より重要なのは、社会全体のリテラシー向上と、アーティストが主体的に倫理的な役割を果たすことです。
- リテラシー教育: AI生成物を含むデジタル情報に対して、批判的に吟味し、真偽を見分ける能力を育む教育が必要です。
- 透明性の確保: アーティストは、自身の作品がAIによって生成されたものであることを明確に表示するなど、制作プロセスに関する透明性を高める努力が求められる場合があります。
- 意図の明確化: 作品に込めたコンセプトや意図を明確に伝えることで、鑑賞者が作品を正しく理解し、誤解や悪用を防ぐことにつなげられます。
- 倫理規範の構築: AIアーティストコミュニティ内で、技術の倫理的な利用に関する議論を深め、自主的なガイドラインや規範を構築していくことが重要です。

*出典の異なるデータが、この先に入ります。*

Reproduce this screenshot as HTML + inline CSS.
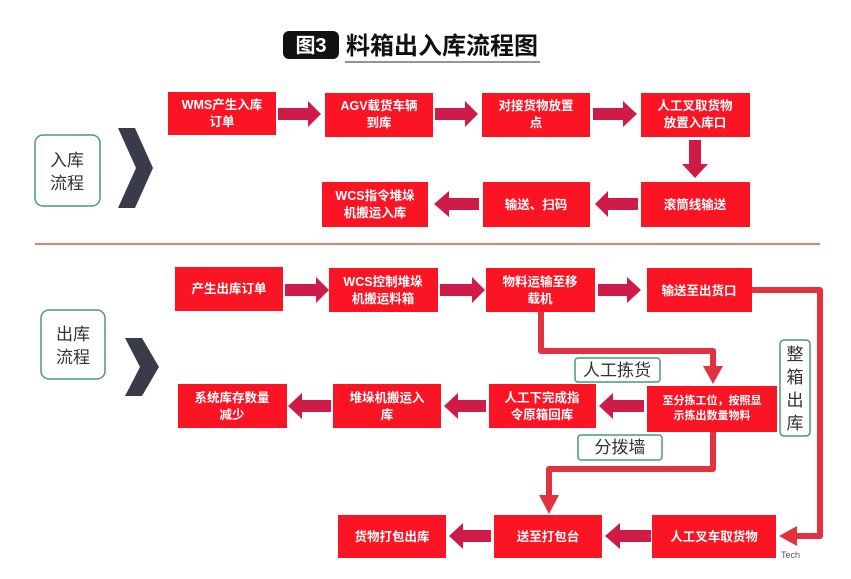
<!DOCTYPE html>
<html><head><meta charset="utf-8"><style>
body{margin:0;background:#fff;}
svg{display:block;font-family:"Liberation Sans","Noto Sans CJK SC",sans-serif;}
.b{fill:#fb1423;}
.t{fill:#fff;font-size:12.5px;font-weight:bold;text-anchor:middle;}
.a{fill:#cf1b48;}
.l{fill:#fff;stroke:#4a9a72;stroke-width:1.5;}
.lt{fill:#333;font-size:17px;text-anchor:middle;}
.rl{fill:none;stroke:#e3323f;stroke-width:6;stroke-linejoin:round;}
.ah{fill:#e3323f;}
</style></head><body>
<svg width="851" height="579" viewBox="0 0 851 579">
<rect x="283" y="31" width="56" height="28" rx="6" fill="#111"/>
<text x="311" y="52" fill="#fff" font-size="20" font-weight="bold" text-anchor="middle">图3</text>
<text x="346" y="54" fill="#111" font-size="24" font-weight="bold">料箱出入库流程图</text>
<line x1="345" y1="62" x2="540" y2="62" stroke="#555" stroke-width="1.2"/>

<rect class="l" x="35" y="135" width="65" height="71" rx="8"/>
<text class="lt" x="67" y="166">入库</text><text class="lt" x="67" y="189">流程</text>
<polygon points="118,128 135,128 153,168 135,208 118,208 136,168" fill="#3a3b4a"/>

<rect class="b" x="168" y="92" width="108" height="43"/>
<text class="t" x="222" y="109">WMS产生入库</text><text class="t" x="222" y="126">订单</text>
<rect class="b" x="325" y="93" width="108" height="44"/>
<text class="t" x="379" y="110">AGV载货车辆</text><text class="t" x="379" y="127">到库</text>
<rect class="b" x="482" y="93" width="108" height="44"/>
<text class="t" x="536" y="110">对接货物放置</text><text class="t" x="536" y="127">点</text>
<rect class="b" x="641" y="93" width="109" height="44"/>
<text class="t" x="695" y="110">人工叉取货物</text><text class="t" x="695" y="127">放置入库口</text>
<polygon class="a" points="278,108 308,108 308,101 321,114 308,127 308,120 278,120"/>
<polygon class="a" points="435,108 465,108 465,101 478,114 465,127 465,120 435,120"/>
<polygon class="a" points="593,108 623,108 623,101 637,114 623,127 623,120 593,120"/>
<polygon class="a" points="689,140 701,140 701,164 708,164 695,178 682,164 689,164"/>
<rect class="b" x="322" y="182" width="106" height="45"/>
<text class="t" x="375" y="200">WCS指令堆垛</text><text class="t" x="375" y="217">机搬运入库</text>
<rect class="b" x="483" y="182" width="107" height="45"/>
<text class="t" x="536" y="209">输送、扫码</text>
<rect class="b" x="641" y="182" width="109" height="45"/>
<text class="t" x="695" y="209">滚筒线输送</text>
<polygon class="a" points="638,198 608,198 608,191 595,204 608,217 608,210 638,210"/>
<polygon class="a" points="479,198 449,198 449,191 434,204 449,217 449,210 479,210"/>

<line x1="35" y1="244" x2="820" y2="244" stroke="#d9534f" stroke-width="1.5"/>

<rect class="l" x="41" y="310" width="64" height="69" rx="8"/>
<text class="lt" x="73" y="340">出库</text><text class="lt" x="73" y="363">流程</text>
<polygon points="125,338 142,338 159,367 142,396 125,396 140,367" fill="#3a3b4a"/>

<polyline class="rl" points="541,312 541,351 713,351 713,368"/>
<polygon class="ah" points="703,366 723,366 713,384"/>
<polyline class="rl" points="713,432 713,469 549,469 549,497"/>
<polygon class="ah" points="539,495 559,495 549,514"/>
<polyline class="rl" points="752,290 820,290 820,536 795,536"/>
<polygon class="ah" points="797,526 797,546 779,536"/>

<rect class="b" x="175" y="267" width="108" height="44"/>
<text class="t" x="229" y="293">产生出库订单</text>
<rect class="b" x="329" y="268" width="109" height="44"/>
<text class="t" x="383" y="286">WCS控制堆垛</text><text class="t" x="383" y="303">机搬运料箱</text>
<rect class="b" x="486" y="268" width="109" height="44"/>
<text class="t" x="540" y="286">物料运输至移</text><text class="t" x="540" y="303">载机</text>
<rect class="b" x="647" y="268" width="105" height="44"/>
<text class="t" x="699" y="295">输送至出货口</text>
<polygon class="a" points="285,284 316,284 316,277 329,290 316,303 316,296 285,296"/>
<polygon class="a" points="440,284 472,284 472,277 485,290 472,303 472,296 440,296"/>
<polygon class="a" points="598,284 627,284 627,277 641,290 627,303 627,296 598,296"/>

<rect class="l" x="575" y="358" width="85" height="24" rx="3"/>
<text class="lt" x="617" y="376">人工拣货</text>
<rect class="l" x="578" y="435" width="84" height="25" rx="3"/>
<text class="lt" x="620" y="453">分拨墙</text>
<rect class="l" x="780" y="340" width="30" height="96" rx="4"/>
<text class="lt" x="795" y="360">整</text><text class="lt" x="795" y="383">箱</text><text class="lt" x="795" y="406">出</text><text class="lt" x="795" y="429">库</text>

<rect class="b" x="178" y="384" width="109" height="44"/>
<text class="t" x="232" y="402">系统库存数量</text><text class="t" x="232" y="419">减少</text>
<rect class="b" x="333" y="384" width="108" height="44"/>
<text class="t" x="387" y="402">堆垛机搬运入</text><text class="t" x="387" y="419">库</text>
<rect class="b" x="489" y="384" width="107" height="44"/>
<text class="t" x="542" y="402">人工下完成指</text><text class="t" x="542" y="419">令原箱回库</text>
<rect class="b" x="647" y="386" width="130" height="46"/>
<text class="t" x="712" y="404" style="font-size:11px">至分拣工位，按照显</text><text class="t" x="712" y="419" style="font-size:11px">示拣出数量物料</text>
<polygon class="a" points="644,400 613,400 613,393 599,406 613,419 613,412 644,412"/>
<polygon class="a" points="486,400 458,400 458,393 444,406 458,419 458,412 486,412"/>
<polygon class="a" points="331,400 302,400 302,393 288,406 302,419 302,412 331,412"/>

<rect class="b" x="338" y="515" width="108" height="43"/>
<text class="t" x="392" y="541">货物打包出库</text>
<rect class="b" x="494" y="515" width="108" height="43"/>
<text class="t" x="548" y="541">送至打包台</text>
<rect class="b" x="652" y="515" width="124" height="43"/>
<text class="t" x="714" y="541">人工叉车取货物</text>
<polygon class="a" points="651,530 620,530 620,523 605,536 620,549 620,542 651,542"/>
<polygon class="a" points="491,530 463,530 463,523 449,536 463,549 463,542 491,542"/>
<text x="781" y="558" font-size="9" fill="#555">Tech</text>
</svg>
</body></html>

- 真正性の探求をアートに昇華: フェイクや真正性という現代的なテーマそのものを、アート表現の対象とすることも可能です。AI技術を用いて、あえて現実と虚構の境界を曖昧にする作品を制作し、鑑賞者に問いかけを投げかけることも、アーティストならではの貢献と言えるでしょう。
結論:フェイク時代を生きるアーティストの指針
AIアートは、前例のない表現の自由と可能性をもたらしましたが、同時にフェイク問題という社会的な信頼性に関わる大きな課題を突きつけました。この「フェイク時代」において、真正性という概念は揺らぎ、アーティストは自身の作品や活動、そして社会に対する新たな責任を自覚する必要があります。
AIアーティストは、単にツールを使いこなす技術者であるだけでなく、情報が氾濫し真偽が曖昧になりがちな現代社会において、真正性とは何か、信頼性はいかに構築されるべきかという問いを、自身の作品を通じて、あるいは倫理的な実践を通じて社会に提示していく役割を担います。技術的な進化を理解しつつも、その社会的・倫理的な影響から目を背けず、自身の創造性が社会にどう貢献できるのか、あるいはどのようなリスクを孕むのかを常に問い続ける姿勢が、これからのAIアーティストには不可欠となるでしょう。これは困難な道かもしれませんが、同時にAIアートが単なる流行ではなく、社会にとって意味のある存在となるための重要なステップとなります。